> _WORK TO DO_: Your output is the lines from the first one to the one containing "0.0245, 0.051, 0.0245]", repeated exactly, with images left out.

## START

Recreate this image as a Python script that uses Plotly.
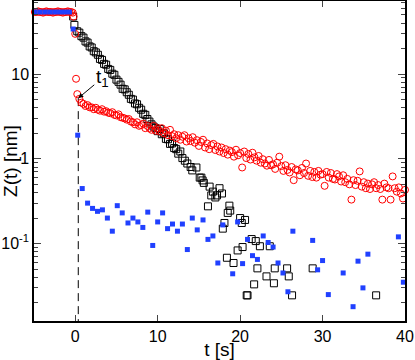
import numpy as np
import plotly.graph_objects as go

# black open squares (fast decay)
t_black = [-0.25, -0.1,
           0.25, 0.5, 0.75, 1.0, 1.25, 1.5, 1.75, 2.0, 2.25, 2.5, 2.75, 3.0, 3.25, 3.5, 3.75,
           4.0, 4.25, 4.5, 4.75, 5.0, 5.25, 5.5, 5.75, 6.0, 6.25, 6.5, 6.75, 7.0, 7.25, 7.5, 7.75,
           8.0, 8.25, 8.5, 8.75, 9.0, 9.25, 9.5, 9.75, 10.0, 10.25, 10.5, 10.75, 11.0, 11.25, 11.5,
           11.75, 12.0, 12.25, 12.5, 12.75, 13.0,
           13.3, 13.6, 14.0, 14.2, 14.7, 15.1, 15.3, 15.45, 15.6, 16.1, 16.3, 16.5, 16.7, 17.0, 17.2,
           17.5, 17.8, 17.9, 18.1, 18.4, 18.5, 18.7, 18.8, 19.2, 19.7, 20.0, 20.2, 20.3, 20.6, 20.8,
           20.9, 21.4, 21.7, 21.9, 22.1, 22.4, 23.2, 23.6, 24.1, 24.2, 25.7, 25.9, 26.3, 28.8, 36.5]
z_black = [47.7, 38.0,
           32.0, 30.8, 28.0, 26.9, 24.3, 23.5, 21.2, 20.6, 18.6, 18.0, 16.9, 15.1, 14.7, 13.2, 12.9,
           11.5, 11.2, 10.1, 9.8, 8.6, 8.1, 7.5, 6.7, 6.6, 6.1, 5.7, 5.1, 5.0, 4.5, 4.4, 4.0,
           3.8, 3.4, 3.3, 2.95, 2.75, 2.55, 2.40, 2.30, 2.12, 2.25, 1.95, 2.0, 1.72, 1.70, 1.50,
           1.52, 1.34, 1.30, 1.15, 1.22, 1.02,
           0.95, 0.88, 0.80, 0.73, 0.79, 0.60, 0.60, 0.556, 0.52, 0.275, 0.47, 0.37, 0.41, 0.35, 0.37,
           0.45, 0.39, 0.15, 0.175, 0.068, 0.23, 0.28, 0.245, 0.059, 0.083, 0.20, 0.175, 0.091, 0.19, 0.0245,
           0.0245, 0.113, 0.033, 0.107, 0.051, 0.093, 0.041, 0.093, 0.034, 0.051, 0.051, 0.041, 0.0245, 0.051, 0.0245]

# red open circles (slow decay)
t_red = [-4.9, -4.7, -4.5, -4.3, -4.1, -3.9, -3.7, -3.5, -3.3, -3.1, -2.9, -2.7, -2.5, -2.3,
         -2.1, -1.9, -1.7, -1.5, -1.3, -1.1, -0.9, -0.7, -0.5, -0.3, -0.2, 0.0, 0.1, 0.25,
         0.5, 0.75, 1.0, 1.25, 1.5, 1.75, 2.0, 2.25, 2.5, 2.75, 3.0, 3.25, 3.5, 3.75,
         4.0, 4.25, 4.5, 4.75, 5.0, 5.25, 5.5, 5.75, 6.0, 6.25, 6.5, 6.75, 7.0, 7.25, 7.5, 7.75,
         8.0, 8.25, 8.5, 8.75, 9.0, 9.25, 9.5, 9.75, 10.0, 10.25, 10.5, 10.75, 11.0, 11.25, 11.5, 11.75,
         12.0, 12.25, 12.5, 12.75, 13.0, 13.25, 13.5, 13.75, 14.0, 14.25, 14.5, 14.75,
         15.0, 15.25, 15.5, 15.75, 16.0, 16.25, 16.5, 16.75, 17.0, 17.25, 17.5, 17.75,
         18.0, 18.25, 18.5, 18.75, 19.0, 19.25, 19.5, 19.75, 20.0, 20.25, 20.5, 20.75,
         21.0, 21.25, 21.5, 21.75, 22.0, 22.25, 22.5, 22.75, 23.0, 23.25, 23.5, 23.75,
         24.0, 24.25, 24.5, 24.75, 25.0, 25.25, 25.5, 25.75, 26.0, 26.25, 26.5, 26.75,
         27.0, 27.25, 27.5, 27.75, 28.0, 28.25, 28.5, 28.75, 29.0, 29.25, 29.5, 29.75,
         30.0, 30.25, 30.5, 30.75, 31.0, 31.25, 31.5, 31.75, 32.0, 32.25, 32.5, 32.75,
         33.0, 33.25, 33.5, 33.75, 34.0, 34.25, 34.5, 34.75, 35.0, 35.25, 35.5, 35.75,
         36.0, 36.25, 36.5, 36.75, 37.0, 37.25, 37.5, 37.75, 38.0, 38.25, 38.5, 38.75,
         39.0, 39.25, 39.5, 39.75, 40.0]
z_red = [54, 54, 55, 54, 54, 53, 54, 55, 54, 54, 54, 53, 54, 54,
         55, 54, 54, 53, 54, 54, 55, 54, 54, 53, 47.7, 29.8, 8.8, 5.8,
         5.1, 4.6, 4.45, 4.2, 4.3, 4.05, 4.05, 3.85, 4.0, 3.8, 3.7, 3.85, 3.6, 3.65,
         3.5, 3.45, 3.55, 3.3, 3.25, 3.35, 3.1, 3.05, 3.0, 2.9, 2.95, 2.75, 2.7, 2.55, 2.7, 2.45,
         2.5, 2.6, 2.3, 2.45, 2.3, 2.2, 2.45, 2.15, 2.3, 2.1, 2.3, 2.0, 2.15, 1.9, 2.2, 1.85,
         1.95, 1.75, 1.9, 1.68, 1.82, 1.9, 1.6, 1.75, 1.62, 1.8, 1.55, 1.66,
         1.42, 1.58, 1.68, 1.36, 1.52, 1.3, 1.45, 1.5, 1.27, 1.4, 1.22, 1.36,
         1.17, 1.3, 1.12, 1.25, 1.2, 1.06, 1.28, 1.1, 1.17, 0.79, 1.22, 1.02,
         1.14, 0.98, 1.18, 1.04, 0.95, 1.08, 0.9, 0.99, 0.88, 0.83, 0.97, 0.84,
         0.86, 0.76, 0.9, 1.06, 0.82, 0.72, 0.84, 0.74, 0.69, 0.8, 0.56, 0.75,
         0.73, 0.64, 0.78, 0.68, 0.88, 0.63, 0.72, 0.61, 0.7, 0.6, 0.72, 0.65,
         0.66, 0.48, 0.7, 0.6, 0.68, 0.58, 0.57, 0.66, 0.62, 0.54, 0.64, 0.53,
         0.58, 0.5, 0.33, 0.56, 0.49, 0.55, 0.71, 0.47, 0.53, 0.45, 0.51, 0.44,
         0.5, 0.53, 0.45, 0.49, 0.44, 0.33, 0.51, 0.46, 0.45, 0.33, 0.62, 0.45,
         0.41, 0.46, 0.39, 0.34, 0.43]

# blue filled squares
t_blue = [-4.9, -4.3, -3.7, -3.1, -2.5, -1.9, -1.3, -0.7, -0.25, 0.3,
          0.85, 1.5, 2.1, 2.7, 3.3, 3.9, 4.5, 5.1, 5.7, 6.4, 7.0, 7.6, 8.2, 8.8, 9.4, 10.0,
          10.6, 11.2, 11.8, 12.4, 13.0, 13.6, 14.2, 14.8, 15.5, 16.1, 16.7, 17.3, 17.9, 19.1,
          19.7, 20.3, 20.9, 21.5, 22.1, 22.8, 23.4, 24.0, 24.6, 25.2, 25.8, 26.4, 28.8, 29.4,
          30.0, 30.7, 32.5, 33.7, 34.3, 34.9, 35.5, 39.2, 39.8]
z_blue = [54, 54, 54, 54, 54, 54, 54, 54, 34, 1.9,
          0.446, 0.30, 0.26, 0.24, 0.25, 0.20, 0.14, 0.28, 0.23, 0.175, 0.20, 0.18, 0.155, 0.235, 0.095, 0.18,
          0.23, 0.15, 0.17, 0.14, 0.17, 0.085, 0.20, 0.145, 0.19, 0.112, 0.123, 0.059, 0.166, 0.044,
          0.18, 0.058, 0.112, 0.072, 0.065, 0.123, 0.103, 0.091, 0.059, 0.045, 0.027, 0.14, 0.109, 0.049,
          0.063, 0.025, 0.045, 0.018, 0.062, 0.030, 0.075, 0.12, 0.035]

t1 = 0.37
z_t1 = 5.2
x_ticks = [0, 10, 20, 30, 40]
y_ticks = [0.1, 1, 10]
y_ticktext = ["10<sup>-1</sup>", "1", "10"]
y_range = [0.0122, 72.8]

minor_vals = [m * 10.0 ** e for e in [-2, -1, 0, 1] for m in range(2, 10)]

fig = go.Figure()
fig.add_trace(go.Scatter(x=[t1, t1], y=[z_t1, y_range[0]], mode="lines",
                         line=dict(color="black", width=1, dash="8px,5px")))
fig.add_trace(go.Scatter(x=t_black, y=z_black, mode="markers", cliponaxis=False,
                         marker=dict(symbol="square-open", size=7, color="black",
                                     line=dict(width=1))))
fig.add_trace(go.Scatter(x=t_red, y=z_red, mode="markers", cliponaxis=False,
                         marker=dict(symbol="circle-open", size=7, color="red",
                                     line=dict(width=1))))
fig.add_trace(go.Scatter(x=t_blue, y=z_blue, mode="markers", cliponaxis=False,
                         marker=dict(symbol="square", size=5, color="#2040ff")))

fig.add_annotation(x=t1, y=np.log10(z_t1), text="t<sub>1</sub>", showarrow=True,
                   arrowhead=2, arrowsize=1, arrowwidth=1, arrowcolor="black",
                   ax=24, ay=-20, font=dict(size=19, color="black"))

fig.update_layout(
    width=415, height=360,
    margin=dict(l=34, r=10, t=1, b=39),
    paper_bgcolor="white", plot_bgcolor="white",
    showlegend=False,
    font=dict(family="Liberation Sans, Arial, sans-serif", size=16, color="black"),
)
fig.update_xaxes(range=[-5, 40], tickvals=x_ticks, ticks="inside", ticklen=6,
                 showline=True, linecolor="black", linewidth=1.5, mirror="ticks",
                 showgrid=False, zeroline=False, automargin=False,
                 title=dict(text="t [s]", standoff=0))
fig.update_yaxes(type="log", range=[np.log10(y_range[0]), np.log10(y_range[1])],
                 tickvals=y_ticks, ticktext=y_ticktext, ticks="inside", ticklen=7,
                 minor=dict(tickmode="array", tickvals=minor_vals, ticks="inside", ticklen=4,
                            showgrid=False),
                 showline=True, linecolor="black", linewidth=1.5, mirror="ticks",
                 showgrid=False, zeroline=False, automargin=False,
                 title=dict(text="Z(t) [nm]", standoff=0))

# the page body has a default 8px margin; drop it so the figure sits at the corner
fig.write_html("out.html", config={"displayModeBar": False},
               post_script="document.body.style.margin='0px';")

## END

> _EXERCISE SOLUTION_:
Recreate this image as a Python script that uses Plotly.
import numpy as np
import plotly.graph_objects as go

# black open squares (fast decay)
t_black = [-0.25, -0.1,
           0.25, 0.5, 0.75, 1.0, 1.25, 1.5, 1.75, 2.0, 2.25, 2.5, 2.75, 3.0, 3.25, 3.5, 3.75,
           4.0, 4.25, 4.5, 4.75, 5.0, 5.25, 5.5, 5.75, 6.0, 6.25, 6.5, 6.75, 7.0, 7.25, 7.5, 7.75,
           8.0, 8.25, 8.5, 8.75, 9.0, 9.25, 9.5, 9.75, 10.0, 10.25, 10.5, 10.75, 11.0, 11.25, 11.5,
           11.75, 12.0, 12.25, 12.5, 12.75, 13.0,
           13.3, 13.6, 14.0, 14.2, 14.7, 15.1, 15.3, 15.45, 15.6, 16.1, 16.3, 16.5, 16.7, 17.0, 17.2,
           17.5, 17.8, 17.9, 18.1, 18.4, 18.5, 18.7, 18.8, 19.2, 19.7, 20.0, 20.2, 20.3, 20.6, 20.8,
           20.9, 21.4, 21.7, 21.9, 22.1, 22.4, 23.2, 23.6, 24.1, 24.2, 25.7, 25.9, 26.3, 28.8, 36.5]
z_black = [47.7, 38.0,
           32.0, 30.8, 28.0, 26.9, 24.3, 23.5, 21.2, 20.6, 18.6, 18.0, 16.9, 15.1, 14.7, 13.2, 12.9,
           11.5, 11.2, 10.1, 9.8, 8.6, 8.1, 7.5, 6.7, 6.6, 6.1, 5.7, 5.1, 5.0, 4.5, 4.4, 4.0,
           3.8, 3.4, 3.3, 2.95, 2.75, 2.55, 2.40, 2.30, 2.12, 2.25, 1.95, 2.0, 1.72, 1.70, 1.50,
           1.52, 1.34, 1.30, 1.15, 1.22, 1.02,
           0.95, 0.88, 0.80, 0.73, 0.79, 0.60, 0.60, 0.556, 0.52, 0.275, 0.47, 0.37, 0.41, 0.35, 0.37,
           0.45, 0.39, 0.15, 0.175, 0.068, 0.23, 0.28, 0.245, 0.059, 0.083, 0.20, 0.175, 0.091, 0.19, 0.0245,
           0.0245, 0.113, 0.033, 0.107, 0.051, 0.093, 0.041, 0.093, 0.034, 0.051, 0.051, 0.041, 0.0245, 0.051, 0.0245]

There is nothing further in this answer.